Within the entries below, please return exactly the lines from the one with "Emit a component" through the one with "Arial, Helvetica, sans-serif';", leaving out any pictures.

== DATA RECORDS ==
○ ○ ○ ○ ○

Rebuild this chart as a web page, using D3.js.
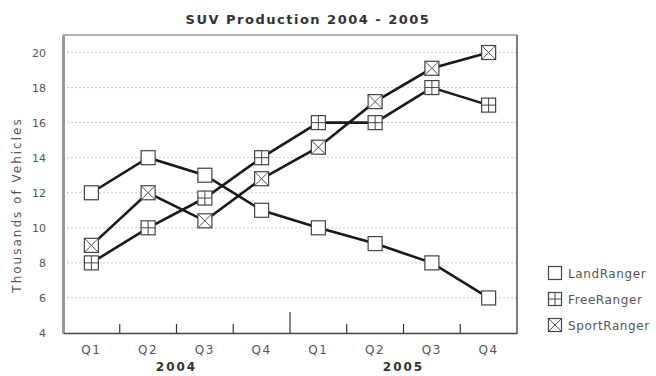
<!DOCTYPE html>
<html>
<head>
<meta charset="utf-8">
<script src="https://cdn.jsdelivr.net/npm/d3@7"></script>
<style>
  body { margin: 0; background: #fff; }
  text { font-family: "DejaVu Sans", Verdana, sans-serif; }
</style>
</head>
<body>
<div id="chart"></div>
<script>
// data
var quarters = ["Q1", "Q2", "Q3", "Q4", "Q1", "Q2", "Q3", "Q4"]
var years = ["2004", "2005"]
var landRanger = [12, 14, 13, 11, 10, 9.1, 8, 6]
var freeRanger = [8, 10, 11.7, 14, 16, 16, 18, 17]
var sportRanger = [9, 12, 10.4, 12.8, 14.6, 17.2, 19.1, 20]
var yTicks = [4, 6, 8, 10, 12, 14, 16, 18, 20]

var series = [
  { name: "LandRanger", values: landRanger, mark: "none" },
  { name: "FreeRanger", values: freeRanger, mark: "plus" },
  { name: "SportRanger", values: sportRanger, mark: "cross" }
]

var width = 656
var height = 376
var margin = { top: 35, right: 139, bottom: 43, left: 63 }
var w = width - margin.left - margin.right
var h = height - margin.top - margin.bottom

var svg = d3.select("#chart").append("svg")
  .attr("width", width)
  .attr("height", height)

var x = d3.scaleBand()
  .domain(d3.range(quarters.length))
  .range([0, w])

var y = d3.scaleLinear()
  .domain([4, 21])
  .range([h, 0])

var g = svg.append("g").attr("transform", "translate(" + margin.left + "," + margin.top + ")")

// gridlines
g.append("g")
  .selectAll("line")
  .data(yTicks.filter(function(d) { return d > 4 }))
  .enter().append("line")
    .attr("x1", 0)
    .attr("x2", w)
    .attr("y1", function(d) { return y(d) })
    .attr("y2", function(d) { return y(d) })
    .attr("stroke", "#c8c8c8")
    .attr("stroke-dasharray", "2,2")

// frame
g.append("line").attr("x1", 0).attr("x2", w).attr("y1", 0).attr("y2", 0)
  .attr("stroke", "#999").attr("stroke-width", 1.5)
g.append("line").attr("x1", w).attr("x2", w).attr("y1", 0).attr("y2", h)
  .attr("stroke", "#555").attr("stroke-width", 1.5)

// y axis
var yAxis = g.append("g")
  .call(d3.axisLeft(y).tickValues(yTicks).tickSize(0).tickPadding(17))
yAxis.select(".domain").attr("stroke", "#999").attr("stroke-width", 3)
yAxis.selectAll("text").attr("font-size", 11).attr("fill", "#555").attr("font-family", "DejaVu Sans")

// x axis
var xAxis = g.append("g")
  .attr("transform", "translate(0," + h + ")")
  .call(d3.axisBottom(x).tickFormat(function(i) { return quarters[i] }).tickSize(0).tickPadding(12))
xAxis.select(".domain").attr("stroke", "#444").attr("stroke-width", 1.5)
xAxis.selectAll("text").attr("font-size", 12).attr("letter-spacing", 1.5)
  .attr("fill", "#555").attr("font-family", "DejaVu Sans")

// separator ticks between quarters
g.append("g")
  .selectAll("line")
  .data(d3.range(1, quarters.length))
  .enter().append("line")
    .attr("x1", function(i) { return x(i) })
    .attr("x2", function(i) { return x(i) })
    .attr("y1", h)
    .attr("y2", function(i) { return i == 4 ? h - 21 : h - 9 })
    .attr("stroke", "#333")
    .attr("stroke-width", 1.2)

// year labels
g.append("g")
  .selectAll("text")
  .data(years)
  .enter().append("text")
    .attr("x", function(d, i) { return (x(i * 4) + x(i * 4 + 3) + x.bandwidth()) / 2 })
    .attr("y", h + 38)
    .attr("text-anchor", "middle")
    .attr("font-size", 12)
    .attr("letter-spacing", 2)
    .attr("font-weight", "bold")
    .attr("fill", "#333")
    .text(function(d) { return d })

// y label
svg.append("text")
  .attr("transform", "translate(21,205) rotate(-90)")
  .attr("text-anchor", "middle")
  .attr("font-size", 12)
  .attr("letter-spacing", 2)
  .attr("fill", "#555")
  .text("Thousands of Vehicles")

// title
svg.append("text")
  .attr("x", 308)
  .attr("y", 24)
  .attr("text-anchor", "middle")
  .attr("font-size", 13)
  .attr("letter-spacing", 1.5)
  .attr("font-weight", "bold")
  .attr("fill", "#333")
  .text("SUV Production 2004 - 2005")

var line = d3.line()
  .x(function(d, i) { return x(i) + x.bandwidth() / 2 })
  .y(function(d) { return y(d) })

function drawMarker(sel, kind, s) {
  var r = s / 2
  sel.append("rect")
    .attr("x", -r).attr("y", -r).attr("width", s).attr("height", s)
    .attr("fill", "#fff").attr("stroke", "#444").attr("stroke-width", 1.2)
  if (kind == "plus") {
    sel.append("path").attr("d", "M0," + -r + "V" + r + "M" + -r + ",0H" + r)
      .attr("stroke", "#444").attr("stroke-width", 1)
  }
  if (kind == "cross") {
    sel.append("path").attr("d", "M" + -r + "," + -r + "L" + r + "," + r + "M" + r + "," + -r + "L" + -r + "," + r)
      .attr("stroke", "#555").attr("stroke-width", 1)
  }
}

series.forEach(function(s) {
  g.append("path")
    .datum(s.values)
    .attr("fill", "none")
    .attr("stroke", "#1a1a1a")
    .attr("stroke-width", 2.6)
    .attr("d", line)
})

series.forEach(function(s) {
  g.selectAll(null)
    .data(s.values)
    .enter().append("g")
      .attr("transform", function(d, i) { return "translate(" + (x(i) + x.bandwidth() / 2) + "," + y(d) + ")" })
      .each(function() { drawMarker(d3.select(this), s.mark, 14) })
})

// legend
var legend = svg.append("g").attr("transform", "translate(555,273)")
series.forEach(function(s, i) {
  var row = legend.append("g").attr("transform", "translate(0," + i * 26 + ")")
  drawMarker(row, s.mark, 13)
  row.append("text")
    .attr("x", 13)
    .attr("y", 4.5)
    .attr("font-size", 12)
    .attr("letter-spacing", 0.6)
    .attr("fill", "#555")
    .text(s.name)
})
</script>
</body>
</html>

○ ○ ○ ○ ○

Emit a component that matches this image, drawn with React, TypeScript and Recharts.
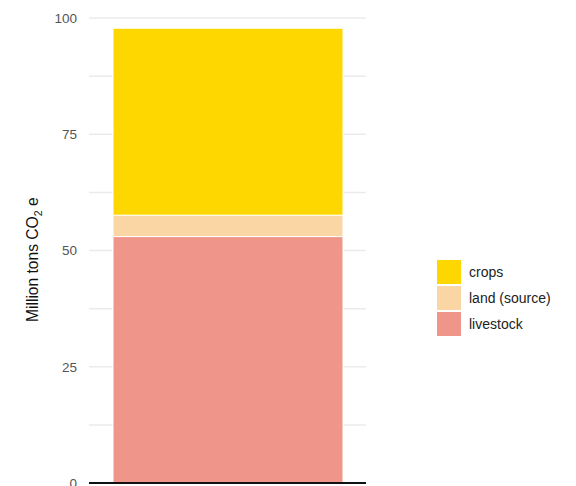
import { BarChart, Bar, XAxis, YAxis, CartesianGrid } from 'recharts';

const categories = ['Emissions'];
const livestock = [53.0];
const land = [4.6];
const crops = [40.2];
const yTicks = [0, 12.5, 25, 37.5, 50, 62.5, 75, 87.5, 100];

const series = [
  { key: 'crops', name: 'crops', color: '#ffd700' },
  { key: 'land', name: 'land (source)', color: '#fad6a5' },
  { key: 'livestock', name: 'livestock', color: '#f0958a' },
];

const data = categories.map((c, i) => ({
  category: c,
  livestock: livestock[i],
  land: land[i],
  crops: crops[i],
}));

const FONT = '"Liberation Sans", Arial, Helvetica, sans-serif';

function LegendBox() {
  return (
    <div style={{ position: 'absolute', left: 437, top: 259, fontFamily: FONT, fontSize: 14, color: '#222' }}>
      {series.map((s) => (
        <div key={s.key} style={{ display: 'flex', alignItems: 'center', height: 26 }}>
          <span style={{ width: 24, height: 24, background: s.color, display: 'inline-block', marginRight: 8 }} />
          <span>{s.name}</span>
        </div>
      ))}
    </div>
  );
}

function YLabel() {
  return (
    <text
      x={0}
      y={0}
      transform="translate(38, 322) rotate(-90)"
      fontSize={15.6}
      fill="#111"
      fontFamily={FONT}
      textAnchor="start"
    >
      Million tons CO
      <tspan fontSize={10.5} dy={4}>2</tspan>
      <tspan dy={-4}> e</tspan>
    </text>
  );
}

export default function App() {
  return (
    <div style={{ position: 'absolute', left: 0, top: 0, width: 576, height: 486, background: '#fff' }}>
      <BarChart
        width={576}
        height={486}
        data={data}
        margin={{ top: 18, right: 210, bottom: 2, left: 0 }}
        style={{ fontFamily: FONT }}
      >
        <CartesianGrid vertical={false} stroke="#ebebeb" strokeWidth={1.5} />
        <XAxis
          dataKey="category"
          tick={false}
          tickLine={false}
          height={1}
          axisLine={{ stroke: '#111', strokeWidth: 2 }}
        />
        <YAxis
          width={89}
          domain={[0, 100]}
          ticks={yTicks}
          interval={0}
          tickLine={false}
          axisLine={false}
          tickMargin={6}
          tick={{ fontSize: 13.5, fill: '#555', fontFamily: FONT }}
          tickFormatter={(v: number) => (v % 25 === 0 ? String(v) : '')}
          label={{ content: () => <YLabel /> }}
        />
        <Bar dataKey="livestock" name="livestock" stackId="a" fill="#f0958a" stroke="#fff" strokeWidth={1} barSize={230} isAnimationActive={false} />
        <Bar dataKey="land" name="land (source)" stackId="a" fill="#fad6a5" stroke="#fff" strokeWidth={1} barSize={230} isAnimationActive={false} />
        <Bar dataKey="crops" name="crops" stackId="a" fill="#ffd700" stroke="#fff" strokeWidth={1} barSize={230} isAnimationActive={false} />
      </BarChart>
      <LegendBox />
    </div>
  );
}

○ ○ ○ ○ ○

== WRITTEN RESPONSE ==
Emit a component that matches this image, drawn with React, TypeScript and Recharts.
import { BarChart, Bar, XAxis, YAxis, CartesianGrid } from 'recharts';

const categories = ['Emissions'];
const livestock = [53.0];
const land = [4.6];
const crops = [40.2];
const yTicks = [0, 12.5, 25, 37.5, 50, 62.5, 75, 87.5, 100];

const series = [
  { key: 'crops', name: 'crops', color: '#ffd700' },
  { key: 'land', name: 'land (source)', color: '#fad6a5' },
  { key: 'livestock', name: 'livestock', color: '#f0958a' },
];

const data = categories.map((c, i) => ({
  category: c,
  livestock: livestock[i],
  land: land[i],
  crops: crops[i],
}));

const FONT = '"Liberation Sans", Arial, Helvetica, sans-serif';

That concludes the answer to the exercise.